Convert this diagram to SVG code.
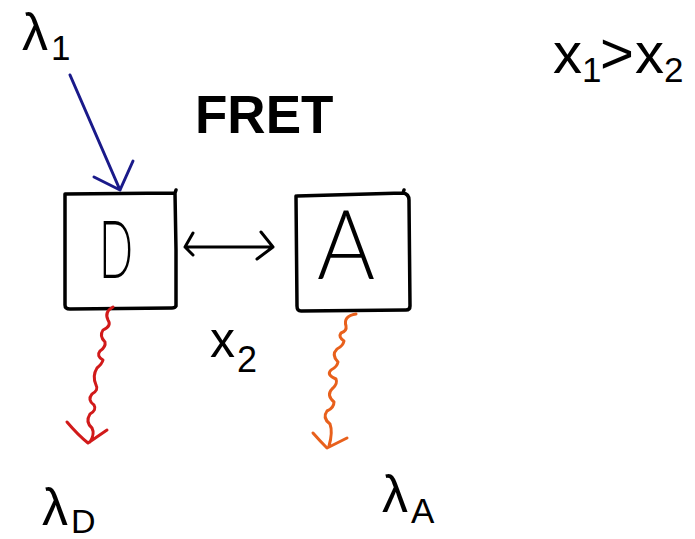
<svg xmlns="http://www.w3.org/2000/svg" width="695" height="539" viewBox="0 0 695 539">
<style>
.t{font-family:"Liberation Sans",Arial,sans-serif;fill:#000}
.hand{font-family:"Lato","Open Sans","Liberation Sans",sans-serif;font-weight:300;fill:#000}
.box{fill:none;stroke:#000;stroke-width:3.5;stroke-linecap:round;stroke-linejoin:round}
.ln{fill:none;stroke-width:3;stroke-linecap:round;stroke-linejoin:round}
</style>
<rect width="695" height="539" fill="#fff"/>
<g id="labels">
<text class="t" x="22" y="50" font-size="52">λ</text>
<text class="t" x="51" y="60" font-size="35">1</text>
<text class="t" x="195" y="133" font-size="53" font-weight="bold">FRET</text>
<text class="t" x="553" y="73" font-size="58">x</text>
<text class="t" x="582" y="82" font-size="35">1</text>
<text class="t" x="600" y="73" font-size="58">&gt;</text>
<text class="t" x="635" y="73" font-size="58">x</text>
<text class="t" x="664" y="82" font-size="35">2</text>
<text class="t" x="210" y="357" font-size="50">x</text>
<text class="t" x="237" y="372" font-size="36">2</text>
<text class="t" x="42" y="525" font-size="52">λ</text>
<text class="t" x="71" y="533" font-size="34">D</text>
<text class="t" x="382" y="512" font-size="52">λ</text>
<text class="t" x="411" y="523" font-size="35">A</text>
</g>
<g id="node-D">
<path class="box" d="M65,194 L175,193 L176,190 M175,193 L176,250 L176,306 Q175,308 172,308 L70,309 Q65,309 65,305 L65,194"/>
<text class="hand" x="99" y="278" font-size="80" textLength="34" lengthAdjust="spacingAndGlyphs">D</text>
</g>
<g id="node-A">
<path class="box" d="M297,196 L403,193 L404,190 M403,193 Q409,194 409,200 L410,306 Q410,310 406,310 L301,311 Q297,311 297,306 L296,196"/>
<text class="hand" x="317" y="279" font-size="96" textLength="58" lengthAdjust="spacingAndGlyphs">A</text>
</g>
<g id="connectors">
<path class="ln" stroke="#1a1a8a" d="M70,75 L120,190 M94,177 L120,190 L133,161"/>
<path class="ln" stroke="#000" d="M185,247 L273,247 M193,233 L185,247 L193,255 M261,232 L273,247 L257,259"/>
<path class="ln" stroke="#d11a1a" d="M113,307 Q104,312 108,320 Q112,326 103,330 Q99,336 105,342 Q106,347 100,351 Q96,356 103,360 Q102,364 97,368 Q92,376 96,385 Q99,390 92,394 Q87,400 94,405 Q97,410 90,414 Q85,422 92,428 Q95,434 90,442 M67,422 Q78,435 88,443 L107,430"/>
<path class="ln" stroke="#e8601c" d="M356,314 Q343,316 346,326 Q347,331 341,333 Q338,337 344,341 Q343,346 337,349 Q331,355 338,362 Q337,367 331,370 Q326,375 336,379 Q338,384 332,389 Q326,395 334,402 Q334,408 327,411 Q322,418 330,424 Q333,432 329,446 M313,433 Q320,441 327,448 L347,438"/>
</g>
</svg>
......
• GIVEN PROBLEM
Write out each line again precisely as it appears, skipping every picture.

• RESPONSE TO THIS EXERCISE
Convert this diagram to SVG code.
<svg xmlns="http://www.w3.org/2000/svg" width="695" height="539" viewBox="0 0 695 539">
<style>
.t{font-family:"Liberation Sans",Arial,sans-serif;fill:#000}
.hand{font-family:"Lato","Open Sans","Liberation Sans",sans-serif;font-weight:300;fill:#000}
.box{fill:none;stroke:#000;stroke-width:3.5;stroke-linecap:round;stroke-linejoin:round}
.ln{fill:none;stroke-width:3;stroke-linecap:round;stroke-linejoin:round}
</style>
<rect width="695" height="539" fill="#fff"/>
<g id="labels">
<text class="t" x="22" y="50" font-size="52">λ</text>
<text class="t" x="51" y="60" font-size="35">1</text>
<text class="t" x="195" y="133" font-size="53" font-weight="bold">FRET</text>
<text class="t" x="553" y="73" font-size="58">x</text>
<text class="t" x="582" y="82" font-size="35">1</text>
<text class="t" x="600" y="73" font-size="58">&gt;</text>
<text class="t" x="635" y="73" font-size="58">x</text>
<text class="t" x="664" y="82" font-size="35">2</text>
<text class="t" x="210" y="357" font-size="50">x</text>
<text class="t" x="237" y="372" font-size="36">2</text>
<text class="t" x="42" y="525" font-size="52">λ</text>
<text class="t" x="71" y="533" font-size="34">D</text>
<text class="t" x="382" y="512" font-size="52">λ</text>
<text class="t" x="411" y="523" font-size="35">A</text>
</g>
<g id="node-D">
<path class="box" d="M65,194 L175,193 L176,190 M175,193 L176,250 L176,306 Q175,308 172,308 L70,309 Q65,309 65,305 L65,194"/>
<text class="hand" x="99" y="278" font-size="80" textLength="34" lengthAdjust="spacingAndGlyphs">D</text>
</g>
<g id="node-A">
<path class="box" d="M297,196 L403,193 L404,190 M403,193 Q409,194 409,200 L410,306 Q410,310 406,310 L301,311 Q297,311 297,306 L296,196"/>
<text class="hand" x="317" y="279" font-size="96" textLength="58" lengthAdjust="spacingAndGlyphs">A</text>
</g>
<g id="connectors">
<path class="ln" stroke="#1a1a8a" d="M70,75 L120,190 M94,177 L120,190 L133,161"/>
<path class="ln" stroke="#000" d="M185,247 L273,247 M193,233 L185,247 L193,255 M261,232 L273,247 L257,259"/>
<path class="ln" stroke="#d11a1a" d="M113,307 Q104,312 108,320 Q112,326 103,330 Q99,336 105,342 Q106,347 100,351 Q96,356 103,360 Q102,364 97,368 Q92,376 96,385 Q99,390 92,394 Q87,400 94,405 Q97,410 90,414 Q85,422 92,428 Q95,434 90,442 M67,422 Q78,435 88,443 L107,430"/>
<path class="ln" stroke="#e8601c" d="M356,314 Q343,316 346,326 Q347,331 341,333 Q338,337 344,341 Q343,346 337,349 Q331,355 338,362 Q337,367 331,370 Q326,375 336,379 Q338,384 332,389 Q326,395 334,402 Q334,408 327,411 Q322,418 330,424 Q333,432 329,446 M313,433 Q320,441 327,448 L347,438"/>
</g>
</svg>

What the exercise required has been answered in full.